Born on March 26, 1929 in Burlington, Vermont, she was the daughter of Helene Clay Post and Archibald Thomson Post, a University of Vermont professor and athletic coach from 1929 to 1969. One week after earning her BA in English from the University of Vermont, she married Thomas Dexter Stevens of Hartford, Connecticut on June 12, 1951. Tom was a photographer with the Hartford Courant from 1946 to 1951 and the Providence Journal from 1951 to 1989. They were married 55 years. He passed away in 2006. "Dottie" was a woman small in size yet boundless in enthusiasm about her passions: children, books, cats, classical music, opera, Gilbert and Sullivan, public television and radio, sailing, tennis, crossword puzzles, the color blue, all things Vermont, and adopting various wayward friends of her children as her own.

In the midst of raising four children, including a developmentally disabled youngest son, she earned her master's degree in Library Science at the University of Rhode Island in 1970. She served as librarian at a succession of elementary schools, Lockwood Junior High, completing her career as co-head librarian at Tollgate High School. She and her husband Tom were long time members of the East Greenwich Yacht Club, East Greenwich United Methodist Church, the Academy Players, the International NonSuch Association and the National Triton Association.

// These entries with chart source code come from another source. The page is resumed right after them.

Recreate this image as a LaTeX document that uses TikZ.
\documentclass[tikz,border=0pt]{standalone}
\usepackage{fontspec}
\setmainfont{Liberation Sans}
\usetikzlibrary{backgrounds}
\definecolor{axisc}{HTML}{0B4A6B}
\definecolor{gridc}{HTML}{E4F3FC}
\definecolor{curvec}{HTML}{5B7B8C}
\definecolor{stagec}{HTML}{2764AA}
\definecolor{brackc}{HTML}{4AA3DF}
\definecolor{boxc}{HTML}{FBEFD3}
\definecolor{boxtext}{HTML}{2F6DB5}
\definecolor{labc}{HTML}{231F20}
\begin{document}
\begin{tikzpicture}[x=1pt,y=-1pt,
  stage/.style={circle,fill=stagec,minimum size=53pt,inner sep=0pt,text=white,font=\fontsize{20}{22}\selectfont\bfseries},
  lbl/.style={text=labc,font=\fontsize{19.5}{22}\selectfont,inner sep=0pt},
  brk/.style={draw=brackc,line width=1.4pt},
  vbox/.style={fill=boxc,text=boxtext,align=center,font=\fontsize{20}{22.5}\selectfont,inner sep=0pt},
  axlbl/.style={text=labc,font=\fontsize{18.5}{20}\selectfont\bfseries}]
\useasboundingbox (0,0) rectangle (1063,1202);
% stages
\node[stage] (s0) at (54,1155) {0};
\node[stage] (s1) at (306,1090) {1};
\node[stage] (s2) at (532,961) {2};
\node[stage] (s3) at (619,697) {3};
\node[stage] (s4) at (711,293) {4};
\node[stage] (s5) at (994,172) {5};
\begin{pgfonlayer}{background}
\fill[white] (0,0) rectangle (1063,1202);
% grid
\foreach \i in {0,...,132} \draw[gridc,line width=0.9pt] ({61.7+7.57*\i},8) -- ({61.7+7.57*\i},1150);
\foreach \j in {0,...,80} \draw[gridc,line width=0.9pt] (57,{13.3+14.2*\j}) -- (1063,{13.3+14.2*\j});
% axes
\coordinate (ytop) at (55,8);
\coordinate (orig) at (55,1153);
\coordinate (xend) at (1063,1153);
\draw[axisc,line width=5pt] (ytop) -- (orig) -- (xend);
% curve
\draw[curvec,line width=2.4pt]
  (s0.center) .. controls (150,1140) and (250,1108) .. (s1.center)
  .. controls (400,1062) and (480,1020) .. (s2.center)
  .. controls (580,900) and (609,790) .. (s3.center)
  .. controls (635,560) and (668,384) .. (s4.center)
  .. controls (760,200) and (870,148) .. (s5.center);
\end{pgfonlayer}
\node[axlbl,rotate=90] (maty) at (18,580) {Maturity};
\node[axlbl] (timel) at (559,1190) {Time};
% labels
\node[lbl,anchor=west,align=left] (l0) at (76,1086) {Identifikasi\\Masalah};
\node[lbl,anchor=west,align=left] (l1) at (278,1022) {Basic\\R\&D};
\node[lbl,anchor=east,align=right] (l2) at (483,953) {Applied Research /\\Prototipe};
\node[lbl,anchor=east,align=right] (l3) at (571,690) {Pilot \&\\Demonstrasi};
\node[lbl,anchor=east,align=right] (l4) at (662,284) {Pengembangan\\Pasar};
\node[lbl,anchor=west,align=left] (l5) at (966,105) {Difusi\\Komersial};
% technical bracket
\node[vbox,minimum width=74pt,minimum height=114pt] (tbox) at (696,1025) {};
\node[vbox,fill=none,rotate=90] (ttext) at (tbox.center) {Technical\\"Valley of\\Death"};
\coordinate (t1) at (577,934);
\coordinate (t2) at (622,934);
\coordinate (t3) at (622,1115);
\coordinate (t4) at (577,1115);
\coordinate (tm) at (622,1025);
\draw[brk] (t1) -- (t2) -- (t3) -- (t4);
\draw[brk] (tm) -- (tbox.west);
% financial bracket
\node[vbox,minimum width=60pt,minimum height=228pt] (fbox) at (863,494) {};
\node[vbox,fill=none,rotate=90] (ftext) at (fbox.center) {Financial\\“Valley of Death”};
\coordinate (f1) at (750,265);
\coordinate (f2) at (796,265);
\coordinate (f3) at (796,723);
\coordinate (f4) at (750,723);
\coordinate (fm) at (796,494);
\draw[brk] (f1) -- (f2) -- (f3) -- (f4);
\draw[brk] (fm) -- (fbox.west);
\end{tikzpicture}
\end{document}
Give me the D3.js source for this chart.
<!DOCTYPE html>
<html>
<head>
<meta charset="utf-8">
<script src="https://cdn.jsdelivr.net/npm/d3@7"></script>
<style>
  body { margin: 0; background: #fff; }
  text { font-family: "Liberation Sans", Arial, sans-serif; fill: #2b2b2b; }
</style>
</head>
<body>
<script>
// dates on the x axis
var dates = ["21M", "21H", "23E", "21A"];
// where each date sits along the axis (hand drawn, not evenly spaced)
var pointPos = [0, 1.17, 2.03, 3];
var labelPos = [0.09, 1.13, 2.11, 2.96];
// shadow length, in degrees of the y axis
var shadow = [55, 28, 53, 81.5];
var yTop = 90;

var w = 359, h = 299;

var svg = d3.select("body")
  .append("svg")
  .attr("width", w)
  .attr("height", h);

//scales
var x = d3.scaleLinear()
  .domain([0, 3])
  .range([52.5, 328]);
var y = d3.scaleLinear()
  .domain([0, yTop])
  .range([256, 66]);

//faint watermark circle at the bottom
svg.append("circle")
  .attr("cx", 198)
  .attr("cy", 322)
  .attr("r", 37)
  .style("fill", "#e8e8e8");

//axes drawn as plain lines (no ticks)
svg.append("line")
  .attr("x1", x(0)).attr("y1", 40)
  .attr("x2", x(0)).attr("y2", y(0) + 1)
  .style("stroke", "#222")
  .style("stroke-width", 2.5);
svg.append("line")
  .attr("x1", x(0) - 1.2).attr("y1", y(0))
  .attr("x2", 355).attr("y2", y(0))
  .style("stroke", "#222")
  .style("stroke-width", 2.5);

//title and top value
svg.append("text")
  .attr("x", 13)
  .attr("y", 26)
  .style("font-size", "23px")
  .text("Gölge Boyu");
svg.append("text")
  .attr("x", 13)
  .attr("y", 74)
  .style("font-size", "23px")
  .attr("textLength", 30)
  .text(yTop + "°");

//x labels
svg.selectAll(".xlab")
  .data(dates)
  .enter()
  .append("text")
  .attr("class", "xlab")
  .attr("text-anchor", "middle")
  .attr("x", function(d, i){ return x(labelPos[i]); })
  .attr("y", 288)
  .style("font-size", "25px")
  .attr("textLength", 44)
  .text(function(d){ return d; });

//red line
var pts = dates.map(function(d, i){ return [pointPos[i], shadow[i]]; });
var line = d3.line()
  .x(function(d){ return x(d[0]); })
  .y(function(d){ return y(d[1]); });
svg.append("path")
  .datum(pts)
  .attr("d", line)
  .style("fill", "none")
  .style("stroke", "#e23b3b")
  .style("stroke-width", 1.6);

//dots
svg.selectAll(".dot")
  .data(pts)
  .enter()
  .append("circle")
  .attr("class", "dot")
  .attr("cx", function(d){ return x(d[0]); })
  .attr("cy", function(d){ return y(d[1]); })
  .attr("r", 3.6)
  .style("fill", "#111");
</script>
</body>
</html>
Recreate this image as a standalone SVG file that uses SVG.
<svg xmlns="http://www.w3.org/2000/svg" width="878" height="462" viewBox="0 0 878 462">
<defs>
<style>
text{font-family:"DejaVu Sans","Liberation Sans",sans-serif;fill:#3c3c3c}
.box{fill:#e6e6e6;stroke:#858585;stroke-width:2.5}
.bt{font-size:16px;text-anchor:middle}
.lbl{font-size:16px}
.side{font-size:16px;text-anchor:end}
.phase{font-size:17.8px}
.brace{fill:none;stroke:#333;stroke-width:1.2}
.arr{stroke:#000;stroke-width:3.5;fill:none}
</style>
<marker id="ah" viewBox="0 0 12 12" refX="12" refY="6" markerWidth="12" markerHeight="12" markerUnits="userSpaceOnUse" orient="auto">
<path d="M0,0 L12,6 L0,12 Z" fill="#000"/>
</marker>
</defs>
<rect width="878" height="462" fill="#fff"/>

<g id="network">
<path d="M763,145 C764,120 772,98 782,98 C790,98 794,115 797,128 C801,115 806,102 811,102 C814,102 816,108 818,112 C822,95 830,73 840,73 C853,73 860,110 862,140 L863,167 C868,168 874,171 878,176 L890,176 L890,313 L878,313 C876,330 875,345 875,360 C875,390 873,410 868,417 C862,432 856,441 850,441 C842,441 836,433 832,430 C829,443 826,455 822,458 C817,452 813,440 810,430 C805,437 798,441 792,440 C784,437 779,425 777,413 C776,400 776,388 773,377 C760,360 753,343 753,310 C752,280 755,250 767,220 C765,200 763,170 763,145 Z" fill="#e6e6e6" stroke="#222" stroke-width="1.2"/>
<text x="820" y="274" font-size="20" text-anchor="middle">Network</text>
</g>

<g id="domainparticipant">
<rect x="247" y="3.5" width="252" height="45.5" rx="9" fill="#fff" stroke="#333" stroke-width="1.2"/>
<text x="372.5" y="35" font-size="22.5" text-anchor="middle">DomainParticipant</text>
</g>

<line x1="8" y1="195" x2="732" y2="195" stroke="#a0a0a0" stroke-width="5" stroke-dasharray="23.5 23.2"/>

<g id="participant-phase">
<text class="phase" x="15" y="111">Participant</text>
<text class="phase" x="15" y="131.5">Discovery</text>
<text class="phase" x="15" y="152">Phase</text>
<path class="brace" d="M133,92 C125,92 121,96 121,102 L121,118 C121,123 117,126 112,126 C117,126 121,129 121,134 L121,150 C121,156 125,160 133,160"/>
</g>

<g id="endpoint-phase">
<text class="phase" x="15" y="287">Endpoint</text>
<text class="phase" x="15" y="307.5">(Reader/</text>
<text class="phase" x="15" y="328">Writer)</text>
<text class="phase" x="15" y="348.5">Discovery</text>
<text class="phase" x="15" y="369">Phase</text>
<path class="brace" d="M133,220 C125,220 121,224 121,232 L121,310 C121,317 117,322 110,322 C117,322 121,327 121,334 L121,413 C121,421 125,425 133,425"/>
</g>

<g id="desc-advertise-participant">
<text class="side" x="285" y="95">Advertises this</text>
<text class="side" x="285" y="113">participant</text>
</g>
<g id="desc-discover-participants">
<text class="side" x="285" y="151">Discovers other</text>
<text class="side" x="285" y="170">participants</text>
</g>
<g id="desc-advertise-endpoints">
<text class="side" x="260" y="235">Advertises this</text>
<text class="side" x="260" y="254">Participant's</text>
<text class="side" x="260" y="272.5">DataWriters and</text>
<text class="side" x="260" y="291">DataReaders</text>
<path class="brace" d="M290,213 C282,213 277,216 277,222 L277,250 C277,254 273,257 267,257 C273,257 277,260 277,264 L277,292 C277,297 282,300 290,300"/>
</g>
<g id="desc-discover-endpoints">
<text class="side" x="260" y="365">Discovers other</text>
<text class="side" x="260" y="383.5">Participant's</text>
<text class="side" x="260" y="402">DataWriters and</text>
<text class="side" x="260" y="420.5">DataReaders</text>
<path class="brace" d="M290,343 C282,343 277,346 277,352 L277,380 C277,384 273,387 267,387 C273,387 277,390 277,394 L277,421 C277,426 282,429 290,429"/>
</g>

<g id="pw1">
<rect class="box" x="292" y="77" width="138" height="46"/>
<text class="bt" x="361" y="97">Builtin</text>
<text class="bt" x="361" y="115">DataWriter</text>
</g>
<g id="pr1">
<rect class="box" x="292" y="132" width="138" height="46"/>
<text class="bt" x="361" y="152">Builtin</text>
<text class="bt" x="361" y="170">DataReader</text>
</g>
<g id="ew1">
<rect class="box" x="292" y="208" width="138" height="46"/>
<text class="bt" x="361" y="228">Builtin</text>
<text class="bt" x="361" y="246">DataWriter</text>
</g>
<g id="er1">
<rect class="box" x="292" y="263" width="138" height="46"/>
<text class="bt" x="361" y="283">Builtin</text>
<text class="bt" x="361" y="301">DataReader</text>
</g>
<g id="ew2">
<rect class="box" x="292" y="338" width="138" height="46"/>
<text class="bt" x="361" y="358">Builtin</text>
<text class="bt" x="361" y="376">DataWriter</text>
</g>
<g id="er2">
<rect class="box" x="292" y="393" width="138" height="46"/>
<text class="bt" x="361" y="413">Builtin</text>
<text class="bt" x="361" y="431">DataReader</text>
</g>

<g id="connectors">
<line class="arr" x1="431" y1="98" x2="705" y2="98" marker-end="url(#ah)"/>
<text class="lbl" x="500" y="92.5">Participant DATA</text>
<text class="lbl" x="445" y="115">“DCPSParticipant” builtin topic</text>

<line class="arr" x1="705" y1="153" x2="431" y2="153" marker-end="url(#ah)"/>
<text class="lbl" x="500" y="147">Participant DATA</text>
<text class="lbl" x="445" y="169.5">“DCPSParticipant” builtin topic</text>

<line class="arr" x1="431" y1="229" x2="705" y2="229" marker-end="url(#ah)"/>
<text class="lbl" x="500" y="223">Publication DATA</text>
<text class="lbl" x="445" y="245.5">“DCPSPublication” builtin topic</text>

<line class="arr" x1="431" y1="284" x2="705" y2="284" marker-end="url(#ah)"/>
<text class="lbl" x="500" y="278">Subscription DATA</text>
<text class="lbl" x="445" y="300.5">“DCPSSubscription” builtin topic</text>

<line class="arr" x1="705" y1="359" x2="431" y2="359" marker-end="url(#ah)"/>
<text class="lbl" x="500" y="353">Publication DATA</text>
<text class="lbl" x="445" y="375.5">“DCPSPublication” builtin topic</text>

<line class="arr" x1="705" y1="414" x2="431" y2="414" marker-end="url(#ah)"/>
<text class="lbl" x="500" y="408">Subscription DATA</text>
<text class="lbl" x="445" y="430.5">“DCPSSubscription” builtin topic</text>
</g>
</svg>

She will be missed by her three children and their families: Jonathan Stevens and his wife, Teresa of Cranston and their children Acadia and Samuel; a daughter Jill Stevens Moss and her husband, James of Scituate and their children Nathanael of Portland, Oregon and Bryan of Providence; and son Jeffrey and his wife, Kimberly of East Greenwich and their children Myles and Julia. Her son Jeremy died of muscular dystrophy in 1979. She also leaves a sister Jean Post Lamphear of Shelburne, VT.

A celebration of her life will take place at the Meeting House of the New England Wireless and Steam Museum, 1300 Frenchtown Road, East Greenwich, on Saturday, August 8, at 9 a.m.